Quizá en nuestro caso no asistimos a la eterna lucha en el patio de butacas entre el bien y el mal disfrazados de público conservador y avanzado con los Mortieres de por medio. No hay discusión porque no hay pasión.Se trataría mejor de la queja por costear mediocres a precio de genios. Con nuestros impuestos se mantiene una apariencia de vigor, de vida, que admite (por ejemplo) que unas medianias representen impunemente Bodas de Fígaro sin responsabilidad penal. Y ni siquiera son tan malos como para patearles, solo son mediocres. Y eso duele. Bueno, en realidad me duele a mi, no a los ciudadanos que han subvencionado esa representación que ni les va ni les viene. Salud.

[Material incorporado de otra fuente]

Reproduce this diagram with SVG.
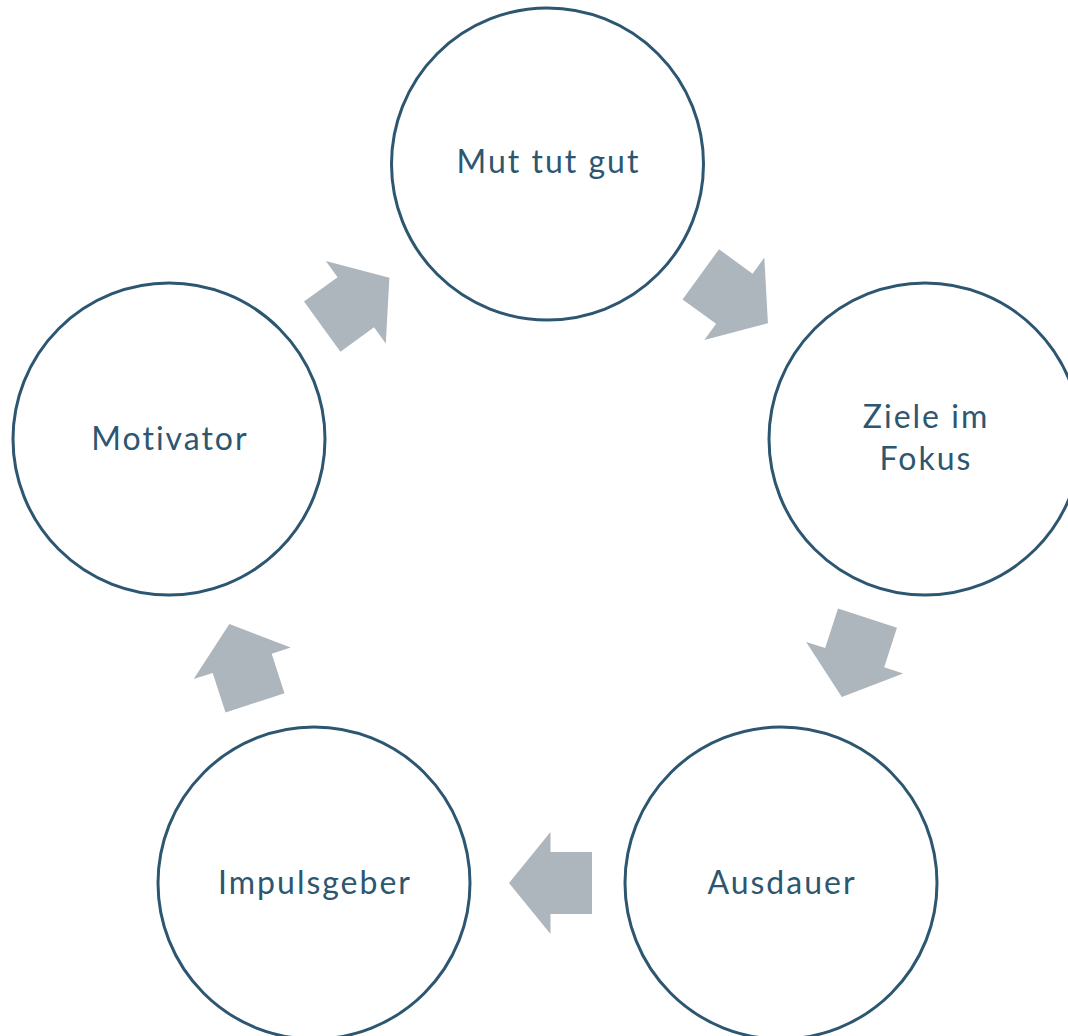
<svg xmlns="http://www.w3.org/2000/svg" width="1068" height="1036" viewBox="0 0 1068 1036">
<defs>
<style>
.node circle{fill:#fff;stroke:#2D5671;stroke-width:3}
.node text{font-family:Lato,"Liberation Sans",sans-serif;font-size:32px;letter-spacing:2px;fill:#2D5671;text-anchor:middle}
.arrow{fill:#ADB5BD}
</style>
<polygon id="arr" class="arrow" points="592,852 550.5,852 550.5,832 509,883 550.5,934 550.5,914 592,914"/>
</defs>
<rect width="1068" height="1036" fill="#fff"/>
<g id="connectors">
<use href="#arr"/>
<use href="#arr" transform="rotate(72 547.5 561)"/>
<use href="#arr" transform="rotate(144 547.5 561)"/>
<use href="#arr" transform="rotate(-144 547.5 561)"/>
<use href="#arr" transform="rotate(-72 547.5 561)"/>
</g>
<g id="node-mut" class="node"><circle cx="547.5" cy="164" r="156"/><text x="548.5" y="173">Mut tut gut</text></g>
<g id="node-ziele" class="node"><circle cx="925" cy="439" r="156"/><text x="926" y="428">Ziele im</text><text x="926" y="470">Fokus</text></g>
<g id="node-ausdauer" class="node"><circle cx="781" cy="883" r="156"/><text x="782" y="894">Ausdauer</text></g>
<g id="node-impuls" class="node"><circle cx="314" cy="883" r="156"/><text x="315" y="894">Impulsgeber</text></g>
<g id="node-motivator" class="node"><circle cx="169" cy="439" r="156"/><text x="170" y="450">Motivator</text></g>
</svg>
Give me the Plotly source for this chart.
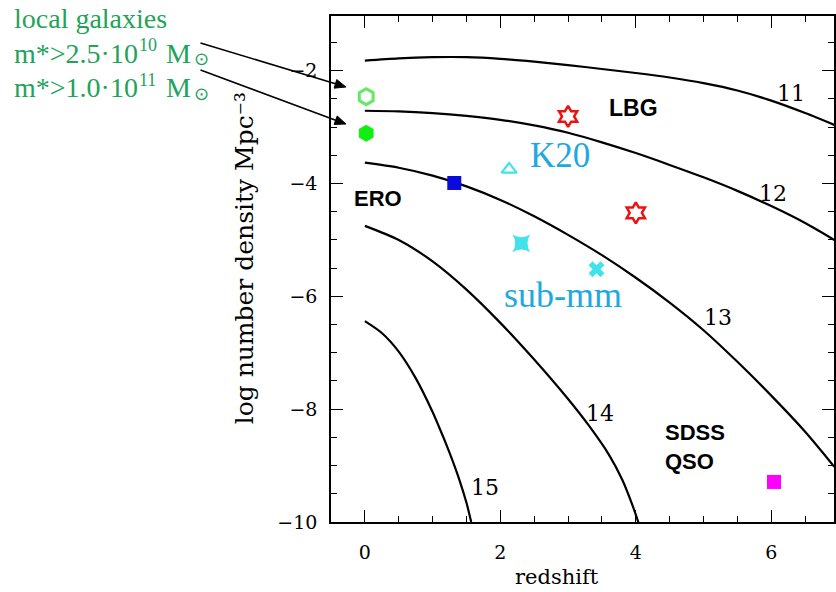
import math
import plotly.graph_objects as go

# Halo-mass abundance curves: log number density vs redshift, labelled by log M
curve_11_z = [0, 0.5, 1.0, 1.5, 2.0, 2.5, 3.0, 3.5, 4.0, 4.5, 5.0, 5.5, 6.0, 6.5, 6.93]
curve_11_n = [-1.82, -1.78, -1.76, -1.76, -1.79, -1.84, -1.90, -1.97, -2.04, -2.12, -2.22, -2.35, -2.53, -2.75, -2.96]

curve_12_z = [0, 0.5, 1.0, 1.5, 2.0, 2.5, 3.0, 3.5, 4.0, 4.5, 5.0, 5.5, 6.0, 6.5, 6.93]
curve_12_n = [-2.71, -2.72, -2.75, -2.80, -2.87, -2.97, -3.10, -3.27, -3.46, -3.67, -3.89, -4.13, -4.40, -4.70, -5.00]

curve_13_z = [0, 0.5, 1.0, 1.5, 2.0, 2.5, 3.0, 3.5, 4.0, 4.5, 5.0, 5.5, 6.0, 6.5, 6.93]
curve_13_n = [-3.63, -3.72, -3.86, -4.05, -4.29, -4.58, -4.91, -5.27, -5.67, -6.11, -6.60, -7.16, -7.76, -8.40, -9.02]

curve_14_z = [0, 0.5, 1.0, 1.5, 2.0, 2.5, 3.0, 3.3, 3.6, 3.8, 3.95, 4.05]
curve_14_n = [-4.75, -5.00, -5.38, -5.88, -6.47, -7.12, -7.82, -8.28, -8.80, -9.25, -9.70, -10.05]

curve_15_z = [0, 0.25, 0.5, 0.75, 1.0, 1.1, 1.2, 1.3, 1.4, 1.5, 1.57]
curve_15_n = [-6.44, -6.65, -6.98, -7.45, -8.05, -8.33, -8.62, -8.93, -9.27, -9.66, -10.0]

curve_labels = ["11", "12", "13", "14", "15"]
curve_label_z = [6.29, 6.03, 5.21, 3.47, 1.78]
curve_label_n = [-2.41, -4.17, -6.38, -8.07, -9.38]

# Observed populations
local_25_z, local_25_n = [0.02], [-2.46]     # local galaxies m* > 2.5e10
local_100_z, local_100_n = [0.02], [-3.11]   # local galaxies m* > 1.0e11
lbg_z, lbg_n = [3.0, 4.0], [-2.81, -4.52]
k20_z, k20_n = [2.13], [-3.75]
ero_z, ero_n = [1.32], [-3.99]
submm_a_z, submm_a_n = [2.31], [-5.06]
submm_b_z, submm_b_n = [3.42], [-5.52]
qso_z, qso_n = [6.04], [-9.29]

x_ticks = [0, 2, 4, 6]
y_ticks = [-10, -8, -6, -4, -2]

# stellar-mass thresholds of the local samples: mantissa and power of ten
mass_mantissa = ["2.5", "1.0"]
mass_exponent = ["10", "11"]

SERIF = "DejaVu Serif"
SANS = "Liberation Sans"
TIMES = "Liberation Serif"
GREEN_TXT = "#22A35A"
CYAN_TXT = "#22A8E0"
CYAN = "#40E2EC"

fig = go.Figure()

for zs, ns in [(curve_11_z, curve_11_n), (curve_12_z, curve_12_n), (curve_13_z, curve_13_n),
               (curve_14_z, curve_14_n), (curve_15_z, curve_15_n)]:
    fig.add_trace(go.Scatter(x=zs, y=ns, mode="lines",
                             line=dict(color="black", width=2.2, shape="spline", smoothing=0.8),
                             showlegend=False, hoverinfo="skip"))

def pts(x, y, symbol, size, color, lw=0, lc=None):
    fig.add_trace(go.Scatter(x=x, y=y, mode="markers", showlegend=False, cliponaxis=False,
                             marker=dict(symbol=symbol, size=size, color=color,
                                         line=dict(width=lw, color=lc or color))))

pts(local_25_z, local_25_n, "hexagon-open", 16, "#66E866", 3)
pts(local_100_z, local_100_n, "hexagon", 17, "#11EE11")
pts(lbg_z, lbg_n, "hexagram-open", 16, "#EE1111", 2.5)
pts(k20_z, k20_n, "triangle-up-open", 13, CYAN, 2.2)
pts(ero_z, ero_n, "square", 14, "#0A0ADD")
pts(submm_a_z, submm_a_n, "star-square", 16, CYAN)
pts(submm_b_z, submm_b_n, "x", 14, CYAN)
pts(qso_z, qso_n, "square", 14, "#FF00FF")

# plot-area pixel geometry, used to place items outside the axes in paper units
PX_LEFT, PX_W, PX_BOTTOM, PX_H = 331, 505, 522, 506

def paper_x(px):
    return (px - PX_LEFT) / PX_W

def paper_y(py):
    return (PX_BOTTOM - py) / PX_H

ann = []
for t, zx, ny in zip(curve_labels, curve_label_z, curve_label_n):
    ann.append(dict(x=zx, y=ny, text=t, showarrow=False,
                    font=dict(family=SERIF, size=22, color="black")))

bold_black = dict(family=SANS, size=22, color="black", weight="bold")
ann += [
    dict(x=3.96, y=-2.66, text="LBG", showarrow=False, font={**bold_black, "size": 23}),
    dict(x=0.19, y=-4.26, text="ERO", showarrow=False, font=bold_black),
    dict(x=4.40, y=-8.42, text="SDSS", showarrow=False, xanchor="left", font=bold_black),
    dict(x=4.40, y=-8.92, text="QSO", showarrow=False, xanchor="left", font=bold_black),
    dict(x=2.88, y=-3.51, text="K20", showarrow=False,
         font=dict(family=TIMES, size=35, color=CYAN_TXT)),
    dict(x=2.93, y=-5.98, text="sub-mm", showarrow=False,
         font=dict(family=TIMES, size=36, color=CYAN_TXT)),
]

def green_text(px, py, txt, size=28):
    ann.append(dict(x=paper_x(px), y=paper_y(py), xref="paper", yref="paper", text=txt,
                    showarrow=False, xanchor="left", yanchor="middle", borderpad=0,
                    font=dict(family=TIMES, size=size, color=GREEN_TXT)))

# local-galaxy legend, top left outside the axes
green_text(12, 19, "local galaxies")
for mant, expo, py in zip(mass_mantissa, mass_exponent, [53, 88]):
    green_text(12, py, "m*>" + mant + "·10")
    green_text(137, py - 8, expo, size=18)      # power of ten, raised
    green_text(164, py, "M")
    green_text(192, py + 6, "⊙", size=18)       # solar symbol, lowered

# axis titles
ann.append(dict(x=paper_x(244), y=paper_y(258), xref="paper", yref="paper",
                text="log number density Mpc⁻³", textangle=-90, showarrow=False,
                xanchor="center", yanchor="middle",
                font=dict(family=SERIF, size=25, color="black")))
ann.append(dict(x=paper_x(558), y=paper_y(577), xref="paper", yref="paper",
                text="redshift", showarrow=False, xanchor="center", yanchor="middle",
                font=dict(family=SERIF, size=21, color="black")))

# pointer arrows from the legend lines to the local-galaxy symbols
shapes = []
arrows_px = [((200, 43), (346, 87)), ((200, 70), (346, 124))]
for (tx, ty), (hx, hy) in arrows_px:
    dx, dy = hx - tx, hy - ty
    L = math.hypot(dx, dy)
    ux, uy = dx / L, dy / L
    head_len, head_half = 11, 4.5
    bx, by = hx - head_len * ux, hy - head_len * uy
    shapes.append(dict(type="line", xref="paper", yref="paper",
                       x0=paper_x(tx), y0=paper_y(ty), x1=paper_x(bx), y1=paper_y(by),
                       line=dict(color="black", width=1.6)))
    c1 = (bx - head_half * uy, by + head_half * ux)
    c2 = (bx + head_half * uy, by - head_half * ux)
    path = "M {:.5f},{:.5f} L {:.5f},{:.5f} L {:.5f},{:.5f} Z".format(
        paper_x(hx), paper_y(hy), paper_x(c1[0]), paper_y(c1[1]), paper_x(c2[0]), paper_y(c2[1]))
    shapes.append(dict(type="path", xref="paper", yref="paper", path=path,
                       fillcolor="black", line=dict(color="black", width=1)))

axis_common = dict(showline=True, linecolor="black", linewidth=1.5, mirror="ticks",
                   ticks="inside", ticklen=12, tickwidth=1.3, tickcolor="black",
                   showgrid=False, zeroline=False,
                   tickfont=dict(family=SERIF, size=19, color="black"),
                   minor=dict(dtick=0.5, ticks="inside", ticklen=6, tickwidth=1.1,
                              tickcolor="black", showgrid=False))

fig.update_layout(
    width=836, height=592,
    margin=dict(l=331, r=0, t=16, b=70),
    paper_bgcolor="white", plot_bgcolor="white",
    showlegend=False,
    annotations=ann,
    shapes=shapes,
    xaxis=dict(range=[-0.5, 6.926], tickvals=x_ticks, ticklabelstandoff=12, **axis_common),
    yaxis=dict(range=[-10, -1.03], tickvals=y_ticks, ticklabelstandoff=8, **axis_common),
)

fig.write_html("out.html")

Estimada Virada02, le agradezco enormemente que comente este artículo. En cuanto a lo que comenta, bueno, es cierto que hay una crisis, seguramente producto de que el lenguaje musical instalado a lo largo del siglo XX se adapta mal a la ópera. Es es algo que se resolverá o no (así que ya veremos si el ciclo se reinicia o no), pero existen sus buenos 350 años de obras maestras que cada vez que se estrenan vuelven a la vida. Digamos que lo de la petrificación es excesivo.
Efectivamente, es excesivo. No están petrificada desde el momento en que las obras maestras reviven en cada representación. Incluso sobreviven a alguna representación.
Espero que el ciclo se reanude como sugiere aunque creo que la mesa cojea más por parte del receptor que del emisor. Es un espectáculo que necesita, como todo lo interesante, pasión y aprendizaje por parte del espectador. El futbol lo tiene y se juega mejor que nunca. Los toros no y cada día los toreros son más aburridos. La ópera, tan parecida a los toros en algunas cosas, lo esta perdiendo y se convierte en una «tristezza amara» que diría Felipe II, Filippo para los íntimos. Pero venga seré optimista, ala, en realidad mientras exista alguien que dedique parte de su tiempo a escuchar música y en consecuencia a escribir un artículo como el suyo… quien sabe.
Interesante.
¿Cómo es el lenguaje musical instalado a lo largo del siglo XX para que se adapte mal a la ópera? Y lo pregunto desde una total ignorancia, que ya ha tenido que recorrerse media enciclopedia para comprender el resto de tecnicismos básicos que parece que uno ha de poseer para comprender un texto que trata sobre la ópera. ¡Ay de mí!